The data below should be printed in full, exactly, and without any of its images.

- - -

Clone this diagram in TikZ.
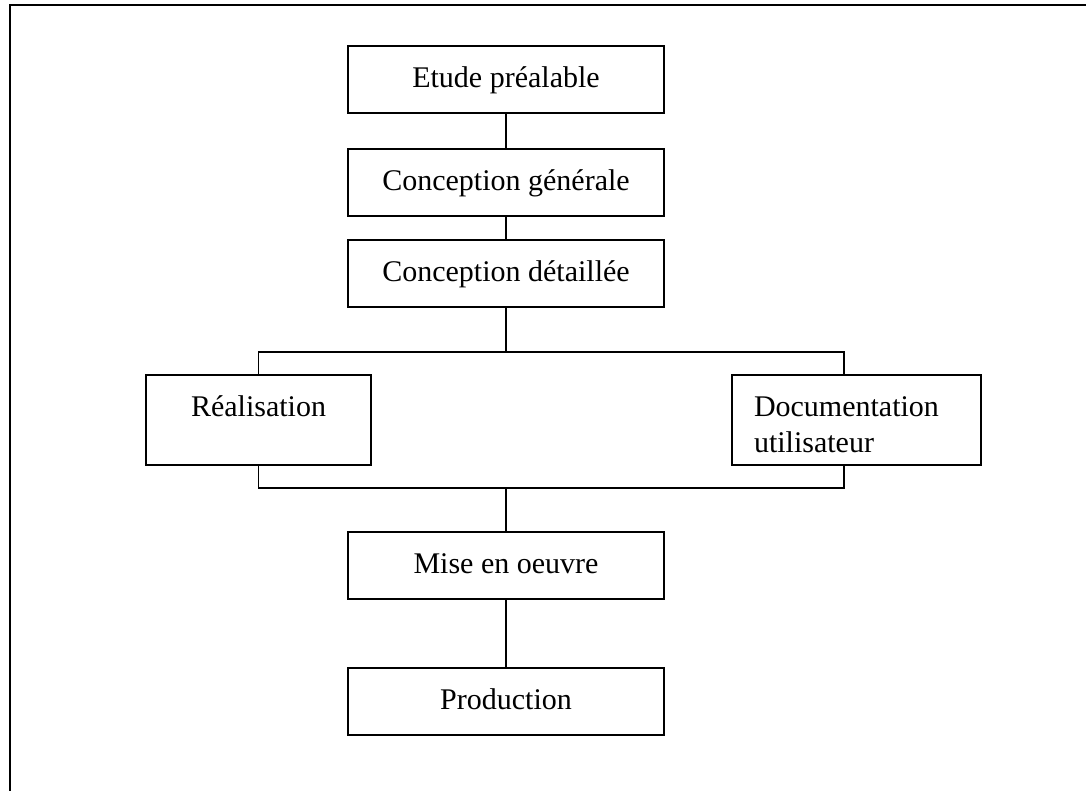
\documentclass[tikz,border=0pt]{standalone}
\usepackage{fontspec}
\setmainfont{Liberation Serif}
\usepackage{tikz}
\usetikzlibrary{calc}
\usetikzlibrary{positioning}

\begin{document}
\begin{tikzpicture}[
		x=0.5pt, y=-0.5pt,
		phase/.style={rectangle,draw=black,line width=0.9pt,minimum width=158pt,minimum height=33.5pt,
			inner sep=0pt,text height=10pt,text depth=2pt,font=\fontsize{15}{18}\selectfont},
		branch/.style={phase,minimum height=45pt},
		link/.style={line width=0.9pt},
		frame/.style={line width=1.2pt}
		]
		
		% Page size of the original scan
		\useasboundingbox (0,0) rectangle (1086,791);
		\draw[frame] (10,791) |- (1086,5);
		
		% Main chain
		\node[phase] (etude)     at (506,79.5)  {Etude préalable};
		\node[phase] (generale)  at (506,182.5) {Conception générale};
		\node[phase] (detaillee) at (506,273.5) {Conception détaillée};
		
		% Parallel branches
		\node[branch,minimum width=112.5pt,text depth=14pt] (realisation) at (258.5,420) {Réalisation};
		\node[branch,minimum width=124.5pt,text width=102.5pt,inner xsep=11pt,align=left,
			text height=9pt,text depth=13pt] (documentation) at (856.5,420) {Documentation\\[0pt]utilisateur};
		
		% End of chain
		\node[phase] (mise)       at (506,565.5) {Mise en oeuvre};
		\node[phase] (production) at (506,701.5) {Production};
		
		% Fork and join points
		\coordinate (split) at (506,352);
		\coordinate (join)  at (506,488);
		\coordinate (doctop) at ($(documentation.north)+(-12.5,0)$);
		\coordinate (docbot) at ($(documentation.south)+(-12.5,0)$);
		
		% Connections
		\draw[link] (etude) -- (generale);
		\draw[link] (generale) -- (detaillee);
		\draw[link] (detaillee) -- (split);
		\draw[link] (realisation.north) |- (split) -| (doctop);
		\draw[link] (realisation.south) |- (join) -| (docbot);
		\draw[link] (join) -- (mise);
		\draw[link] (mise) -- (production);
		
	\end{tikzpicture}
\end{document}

- - -

● **Reply**
Clone this diagram in TikZ.
\documentclass[tikz,border=0pt]{standalone}
\usepackage{fontspec}
\setmainfont{Liberation Serif}
\usepackage{tikz}
\usetikzlibrary{calc}
\usetikzlibrary{positioning}

\begin{document}
\begin{tikzpicture}[
		x=0.5pt, y=-0.5pt,
		phase/.style={rectangle,draw=black,line width=0.9pt,minimum width=158pt,minimum height=33.5pt,
			inner sep=0pt,text height=10pt,text depth=2pt,font=\fontsize{15}{18}\selectfont},
		branch/.style={phase,minimum height=45pt},
		link/.style={line width=0.9pt},
		frame/.style={line width=1.2pt}
		]
		
		% Page size of the original scan
		\useasboundingbox (0,0) rectangle (1086,791);
		\draw[frame] (10,791) |- (1086,5);
		
		% Main chain
		\node[phase] (etude)     at (506,79.5)  {Etude préalable};
		\node[phase] (generale)  at (506,182.5) {Conception générale};
		\node[phase] (detaillee) at (506,273.5) {Conception détaillée};
		
		% Parallel branches
		\node[branch,minimum width=112.5pt,text depth=14pt] (realisation) at (258.5,420) {Réalisation};
		\node[branch,minimum width=124.5pt,text width=102.5pt,inner xsep=11pt,align=left,
			text height=9pt,text depth=13pt] (documentation) at (856.5,420) {Documentation\\[0pt]utilisateur};
		
		% End of chain
		\node[phase] (mise)       at (506,565.5) {Mise en oeuvre};
		\node[phase] (production) at (506,701.5) {Production};
		
		% Fork and join points
		\coordinate (split) at (506,352);
		\coordinate (join)  at (506,488);
		\coordinate (doctop) at ($(documentation.north)+(-12.5,0)$);
		\coordinate (docbot) at ($(documentation.south)+(-12.5,0)$);
		
		% Connections
		\draw[link] (etude) -- (generale);
		\draw[link] (generale) -- (detaillee);
		\draw[link] (detaillee) -- (split);
		\draw[link] (realisation.north) |- (split) -| (doctop);
		\draw[link] (realisation.south) |- (join) -| (docbot);
		\draw[link] (join) -- (mise);
		\draw[link] (mise) -- (production);
		
	\end{tikzpicture}
\end{document}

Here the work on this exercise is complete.